È.-M.: Ça ne nous est vraiment pas arrivé souvent, mais c’est normal que ça se produise dans une relation mère-fille. Parfois, on passe une période de notre vie à dire qu’on ne veut pas ressembler à notre mère ni être comme elle. Puis, on admet qu’il y a une influence... Corinne et moi avons vécu un peu plus de 10 ans ensemble, juste toutes les deux. Je me suis toujours dit qu’il ne fallait pas qu’elle soit ma coloc ni mon amie: je suis sa mère et elle n’en a qu’une.
Puisque vous habitez loin l’une de l’autre, comment gérez-vous votre relation?
C.: Nous faisons un appel FaceTime tous les jours pour parler de tout et de rien. Nous essayons de nous voir les week-ends à Québec. Il nous arrive de nous donner rendez-vous à mi-chemin, à Bromont.
È.-M.: Je voulais être maman dans la vie. Être maman, c’est ce qui me rend le plus heureuse. Je me définis d’abord et avant tout comme une mère.

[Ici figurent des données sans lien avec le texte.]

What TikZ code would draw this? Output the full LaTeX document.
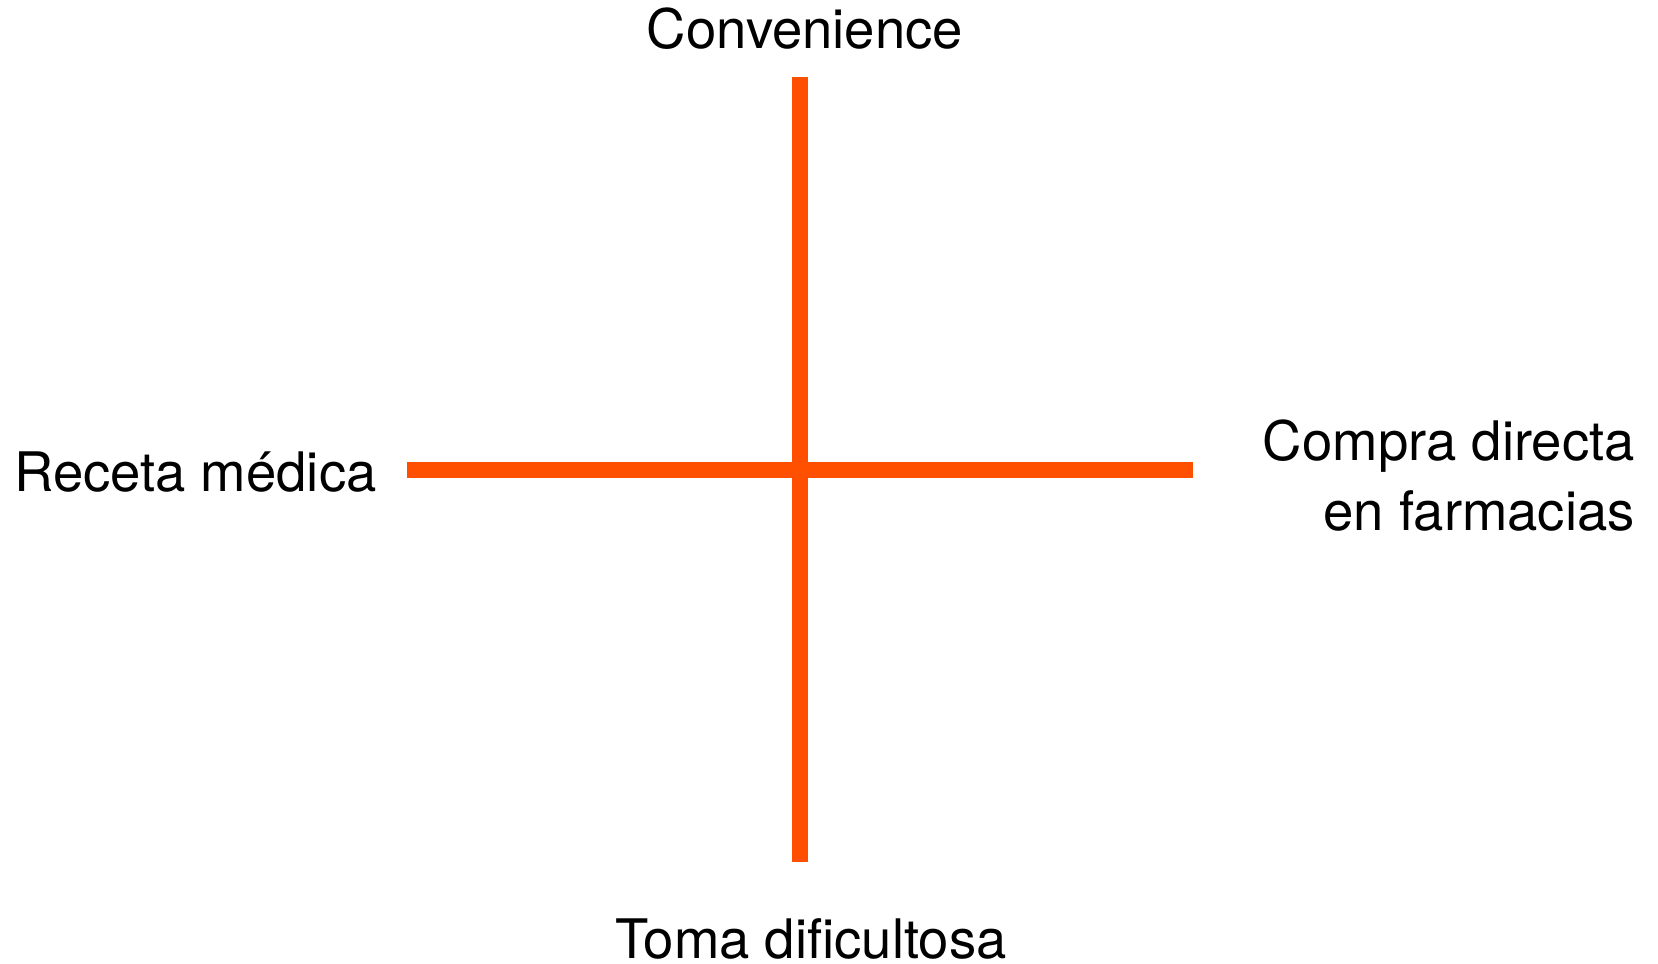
\documentclass[tikz,border=0pt]{standalone}
\usepackage{fontspec}
\setmainfont{TeX Gyre Heros}
\definecolor{axisorange}{RGB}{255,80,0}
\begin{document}
\begin{tikzpicture}[x=1pt,y=-1pt,
  axis/.style={line width=16pt, draw=axisorange},
  lbl/.style={inner sep=0pt, font=\fontsize{54.5}{70}\selectfont, text=black}]
\useasboundingbox[fill=white] (0,0) rectangle (1658,964);
\coordinate (top) at (800,76.7);
\coordinate (bottom) at (800,861.7);
\coordinate (left) at (407,469.5);
\coordinate (right) at (1193,469.5);
\draw[axis] (top) -- (bottom);
\draw[axis] (left) -- (right);
\node[lbl, anchor=base] (conv) at (805,48) {Convenience};
\node[lbl, anchor=base west] (receta) at (14,491) {Receta médica};
\node[lbl, anchor=base east, align=right] (compra) at (1635,530) {Compra directa\\en farmacias};
\node[lbl, anchor=base, text depth=0pt] (toma) at (811,958) {Toma dificultosa};
\end{tikzpicture}
\end{document}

Après, je suis l’amoureuse, l’amie et le visage souriant qui vous accompagne le matin, à la télévision.
Corinne, quand tu repenses à ta mère, à sa carrière, à sa vie de mère d’une famille monoparentale, comprends-tu mieux ce qu’elle a vécu?

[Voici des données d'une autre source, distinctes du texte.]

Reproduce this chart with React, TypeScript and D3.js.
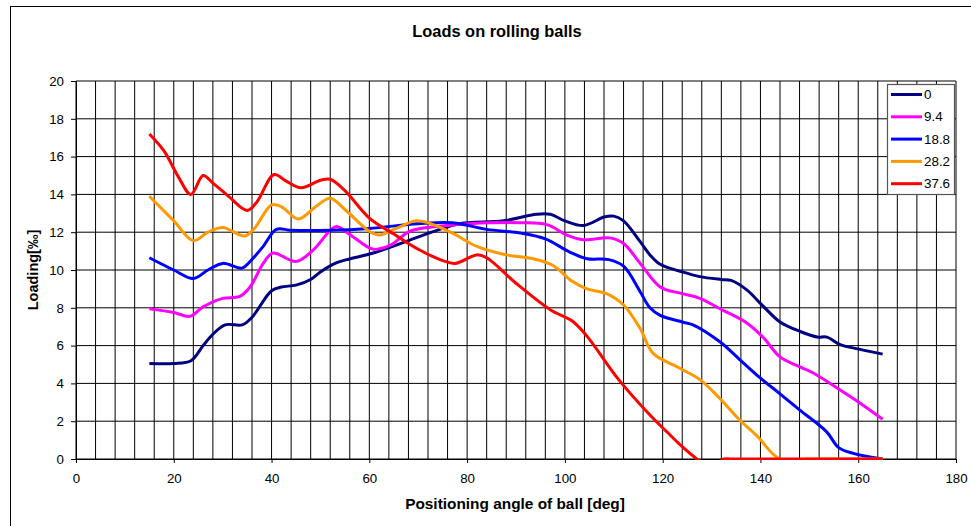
import React, { useEffect, useRef } from 'react';
import * as d3 from 'd3';

// ball positioning angles [deg] and loadings [‰]
const angles0 = [15, 20, 23.5, 26, 28, 30.5, 34, 36, 40, 42, 45, 48, 50, 53, 55.4, 60.8, 66.9, 73.8, 78.5, 87.4, 94.2, 97, 100, 103.8, 108, 110, 112, 115.4, 117.4, 119.5, 124, 127.6, 132, 134, 137.2, 140.5, 144, 148.1, 151.6, 153.6, 156.3, 160.4, 165];
const load0 = [5.05, 5.05, 5.2, 6.0, 6.6, 7.1, 7.1, 7.5, 8.9, 9.1, 9.2, 9.5, 9.9, 10.35, 10.55, 10.9, 11.45, 12.1, 12.45, 12.6, 12.95, 12.95, 12.6, 12.35, 12.8, 12.85, 12.6, 11.5, 10.8, 10.3, 9.9, 9.65, 9.5, 9.45, 8.95, 8.1, 7.25, 6.75, 6.45, 6.45, 6.05, 5.8, 5.55];

const angles94 = [15, 20, 23.3, 26, 30, 33.5, 35.6, 38.3, 40.3, 45, 48.5, 52, 53.3, 56.7, 60.8, 64.2, 68.3, 73.8, 80.6, 90.8, 96.3, 100.4, 103.8, 109.2, 112, 115.4, 119.5, 124, 127.6, 131.7, 137.2, 140.5, 144, 147.4, 150.8, 156.3, 160.4, 165];
const load94 = [7.95, 7.75, 7.55, 8.05, 8.5, 8.6, 9.1, 10.35, 10.9, 10.45, 11.05, 12.1, 12.3, 11.75, 11.1, 11.3, 12.05, 12.3, 12.45, 12.5, 12.4, 11.85, 11.6, 11.7, 11.4, 10.35, 9.1, 8.75, 8.5, 7.95, 7.2, 6.45, 5.4, 4.95, 4.55, 3.65, 2.95, 2.1];

const angles188 = [15, 20, 24, 27, 30, 34, 35.6, 38.3, 41, 44, 52, 60, 70, 77, 84, 91, 96, 101, 104.5, 109, 112, 115.4, 117.4, 119.5, 124, 126.2, 131.7, 135.8, 139.9, 144, 148, 153.5, 156, 159, 165];
const load188 = [10.65, 10.0, 9.55, 10.0, 10.35, 10.1, 10.45, 11.25, 12.15, 12.1, 12.1, 12.2, 12.45, 12.5, 12.15, 11.95, 11.65, 10.95, 10.6, 10.55, 10.2, 8.85, 8.0, 7.6, 7.25, 7.1, 6.2, 5.25, 4.3, 3.45, 2.6, 1.45, 0.6, 0.3, 0.0];

const angles282 = [15, 20, 24, 27, 30, 34.5, 36.5, 40, 42, 45.5, 49, 52, 55, 60, 62, 65.5, 69.5, 72, 77, 82, 88, 93.5, 97.5, 101.5, 104.5, 108.5, 112, 115.4, 118, 123.5, 127.6, 131.7, 135.8, 139.2, 144, 150, 155, 160, 165];
const load282 = [13.9, 12.6, 11.55, 12.0, 12.25, 11.8, 12.2, 13.45, 13.35, 12.7, 13.35, 13.8, 13.2, 12.05, 11.85, 12.2, 12.6, 12.5, 11.95, 11.25, 10.8, 10.6, 10.25, 9.4, 9.0, 8.75, 8.15, 6.9, 5.6, 4.8, 4.2, 3.2, 2.05, 1.25, 0, 0, 0, 0, 0];

const angles376 = [15, 18, 21, 23.5, 26, 28, 31, 35, 37, 40.5, 43, 46, 50, 52, 55, 60, 65, 70, 75, 77.5, 82, 84, 90, 97, 101.5, 104.5, 111, 117.5, 121, 124, 127, 129, 131, 132.5, 134, 140, 150, 160, 165];
const load376 = [17.2, 16.3, 14.9, 14.0, 15.0, 14.6, 13.95, 13.15, 13.6, 15.05, 14.7, 14.35, 14.75, 14.8, 14.2, 12.75, 11.9, 11.1, 10.5, 10.35, 10.8, 10.65, 9.3, 7.9, 7.3, 6.5, 4.2, 2.3, 1.4, 0.65, 0, -0.3, -0.3, 0, 0, 0, 0, 0, 0];

const seriesNames = ['0', '9.4', '18.8', '28.2', '37.6'];
const seriesAngles = [angles0, angles94, angles188, angles282, angles376];
const seriesLoads = [load0, load94, load188, load282, load376];
const seriesColors = ['#000080', '#FF00FF', '#0000FF', '#FF9900', '#FF0000'];

const xTicks = [0, 20, 40, 60, 80, 100, 120, 140, 160, 180];
const yTicks = [0, 2, 4, 6, 8, 10, 12, 14, 16, 18, 20];

const W = 971;
const H = 526;
const FONT = 'Arial, "Liberation Sans", sans-serif';

const App: React.FC = () => {
  const ref = useRef<SVGSVGElement>(null);

  useEffect(() => {
    drawChart();
  }, []);

  const drawChart = () => {
    const svg = d3.select(ref.current);
    svg.selectAll('*').remove();

    const left = 76, right = 956, top = 81, bottom = 459;
    const x = d3.scaleLinear().domain([0, 180]).range([left, right]);
    const y = d3.scaleLinear().domain([0, 20]).range([bottom, top]);

    // chart border
    svg.append('rect')
      .attr('x', 10.5).attr('y', 6.5)
      .attr('width', W).attr('height', H)
      .attr('fill', '#fff').attr('stroke', '#000').attr('stroke-width', 1);

    // title
    svg.append('text')
      .attr('x', 497).attr('y', 37)
      .attr('text-anchor', 'middle')
      .style('font-family', FONT).style('font-size', '16.4px').style('font-weight', 'bold')
      .text('Loads on rolling balls');

    // grid
    const grid = svg.append('g');
    d3.range(0, 181, 4).forEach(v => {
      grid.append('line')
        .attr('x1', x(v)).attr('x2', x(v)).attr('y1', top).attr('y2', bottom)
        .attr('stroke', '#000').attr('stroke-width', 1);
    });
    yTicks.forEach(v => {
      grid.append('line')
        .attr('x1', left).attr('x2', right).attr('y1', y(v)).attr('y2', y(v))
        .attr('stroke', '#000').attr('stroke-width', 1);
    });

    // axes
    const xAxis = d3.axisBottom(x).tickValues(xTicks).tickSize(4).tickSizeOuter(0).tickPadding(11);
    const yAxis = d3.axisLeft(y).tickValues(yTicks).tickSize(5).tickSizeOuter(0).tickPadding(7);

    const gx = svg.append('g').attr('transform', `translate(0,${bottom})`).call(xAxis);
    const gy = svg.append('g').attr('transform', `translate(${left},0)`).call(yAxis);
    [gx, gy].forEach(g => {
      g.selectAll('path').attr('stroke', '#000');
      g.selectAll('line').attr('stroke', '#000');
      g.selectAll('text')
        .style('font-family', FONT).style('font-size', '13.3px').attr('fill', '#000');
    });

    // plot clip
    svg.append('clipPath').attr('id', 'plot-clip')
      .append('rect')
      .attr('x', left).attr('y', top - 2)
      .attr('width', right - left).attr('height', bottom - top + 3);

    const line = d3.line<[number, number]>()
      .x(d => x(d[0]))
      .y(d => y(d[1]))
      .curve(d3.curveCatmullRom.alpha(0.5));

    const lines = svg.append('g').attr('clip-path', 'url(#plot-clip)');
    seriesNames.forEach((name, i) => {
      const pts: [number, number][] = seriesAngles[i].map((a, j) => [a, seriesLoads[i][j]]);
      lines.append('path')
        .datum(pts)
        .attr('d', line)
        .attr('fill', 'none')
        .attr('stroke', seriesColors[i])
        .attr('stroke-width', 3)
        .attr('stroke-linejoin', 'round');
    });

    // axis titles
    svg.append('text')
      .attr('x', 515).attr('y', 509)
      .attr('text-anchor', 'middle')
      .style('font-family', FONT).style('font-size', '15.4px').style('font-weight', 'bold')
      .text('Positioning angle of ball [deg]');

    svg.append('text')
      .attr('transform', `translate(38,${(top + bottom) / 2}) rotate(-90)`)
      .attr('text-anchor', 'middle')
      .style('font-family', FONT).style('font-size', '14.5px').style('font-weight', 'bold')
      .text('Loading[‰]');

    // legend
    const legend = svg.append('g');
    legend.append('rect')
      .attr('x', 887.5).attr('y', 84.5).attr('width', 67).attr('height', 110)
      .attr('fill', '#fff').attr('stroke', '#555').attr('stroke-width', 1.2);
    seriesNames.forEach((name, i) => {
      const ly = 94.5 + i * 22.3;
      legend.append('line')
        .attr('x1', 891).attr('x2', 922).attr('y1', ly).attr('y2', ly)
        .attr('stroke', seriesColors[i]).attr('stroke-width', 3);
      legend.append('text')
        .attr('x', 924).attr('y', ly)
        .attr('dy', '0.35em')
        .style('font-family', FONT).style('font-size', '13.4px')
        .text(name);
    });
  };

  return (
    <svg ref={ref} width={W} height={H} style={{ position: 'absolute', left: 0, top: 0 }}></svg>
  );
};

export default App;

C.: Vraiment! Quand on est jeune, on ne voit pas les sacrifices, le temps, les défis, les victoires, mais aussi les moments plus difficiles. Je salue sa carrière. Je suis fière de dire que ma mère est la première femme à animer Salut Bonjour; qu’elle se lève à 3 h du matin depuis des années; qu’elle m’a élevée seule; qu’elle était capable de faire 850 recettes, de tondre le gazon, sans oublier d’attacher mes souliers... Je ne le réalisais pas lorsque j’étais jeune, mais à 22 ans, j’applaudis ma mère.
Ève-Marie, tu as perdu ta maman en août dernier. A-t-elle été un beau modèle pour toi?

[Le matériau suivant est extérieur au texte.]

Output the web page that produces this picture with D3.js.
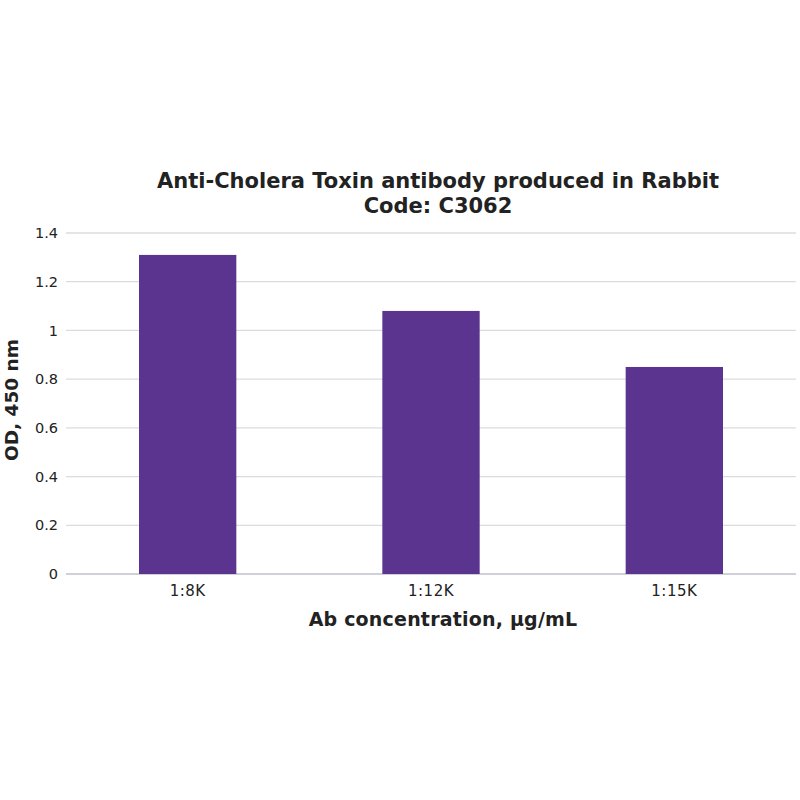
<!DOCTYPE html>
<html>
<head>
<meta charset="utf-8">
<script src="https://cdn.jsdelivr.net/npm/d3@7"></script>
<style>
  body { margin: 0; background: #fff; }
  text { font-family: "DejaVu Sans", Verdana, sans-serif; fill: #222; }
</style>
</head>
<body>
<div class="chart"></div>
<script>
// values
let dilutions = ["1:8K", "1:12K", "1:15K"];
let odValues = [1.31, 1.08, 0.85];
let yTicks = [0, 0.2, 0.4, 0.6, 0.8, 1, 1.2, 1.4];
let titleLines = ["Anti-Cholera Toxin antibody produced in Rabbit", "Code: C3062"];

let width = 800, height = 800;
let margin = {top: 233, bottom: 226, left: 66, right: 4};

const svg = d3.select(".chart")
  .append("svg")
  .attr("width", width)
  .attr("height", height);

let x = d3.scaleBand()
  .domain(dilutions)
  .range([margin.left, width - margin.right])
  .paddingInner(0.6)
  .paddingOuter(0.3);

let y = d3.scaleLinear()
  .domain([0, 1.4])
  .range([height - margin.bottom, margin.top]);

// gridlines
svg.append("g")
  .selectAll("line")
  .data(yTicks)
  .enter()
  .append("line")
  .attr("x1", margin.left)
  .attr("x2", width - margin.right)
  .attr("y1", d => y(d))
  .attr("y2", d => y(d))
  .attr("stroke", d => d === 0 ? "#d0d0d8" : "#dcdcdc")
  .attr("stroke-width", d => d === 0 ? 2 : 1.3);

// y tick labels
let yAxis = svg.append("g")
  .attr("transform", "translate(" + margin.left + ",0)")
  .call(d3.axisLeft(y).tickValues(yTicks).tickSize(0).tickPadding(8).tickFormat(d3.format("~g")));
yAxis.select(".domain").remove();
yAxis.selectAll("text").style("font-size", "14.5px").attr("fill", "#222");

// bars
svg.selectAll(".bar")
  .data(dilutions)
  .enter()
  .append("rect")
  .attr("class", "bar")
  .attr("x", d => x(d))
  .attr("width", x.bandwidth())
  .attr("y", (d, i) => y(odValues[i]))
  .attr("height", (d, i) => y(0) - y(odValues[i]))
  .attr("fill", "#5b348f");

// x tick labels
let xAxis = svg.append("g")
  .attr("transform", "translate(0," + y(0) + ")")
  .call(d3.axisBottom(x).tickSize(0).tickPadding(11));
xAxis.select(".domain").remove();
xAxis.selectAll("text").style("font-size", "15px").style("letter-spacing", "0.5px").attr("fill", "#222");

// title
svg.selectAll(".title")
  .data(titleLines)
  .enter()
  .append("text")
  .attr("class", "title")
  .attr("x", 438)
  .attr("y", (d, i) => 188 + i * 25)
  .attr("text-anchor", "middle")
  .style("font-size", "21px")
  .style("font-weight", "bold")
  .text(d => d);

// axis titles
svg.append("text")
  .attr("x", 443)
  .attr("y", 626)
  .attr("text-anchor", "middle")
  .style("font-size", "19px")
  .style("font-weight", "bold")
  .style("letter-spacing", "0.2px")
  .text("Ab concentration, \u03bcg/mL");

svg.append("text")
  .attr("transform", "translate(18,400) rotate(-90)")
  .attr("text-anchor", "middle")
  .style("font-size", "18.5px")
  .style("font-weight", "bold")
  .text("OD, 450 nm");
</script>
</body>
</html>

È.-M.: Bien sûr, et je suis contente de savoir qu’elle aura quand même vu, de son vivant, Corinne faire son travail de journaliste. Elle serait sûrement très fière de nous voir en première page du magazine... Je n’oublierai jamais que c’est elle qui est venue en renfort quand je me suis séparée. Je lui ai dit et redit que je ne serais pas la femme accomplie que je suis si elle ne m’avait pas aidée. C’est ce qui m’a permis de continuer à faire le travail que j’aime le plus au monde. Si maman n’était pas venue vivre avec nous à la maison pour me permettre de continuer à travailler de nuit, j’aurais eu une décision à prendre. J’aurais fait autre chose, mais je n’aurais pas fait ce que je voulais. Et le jour où elle a reçu l’aide médicale à mourir, je l’ai encore remerciée d’avoir été là pour moi.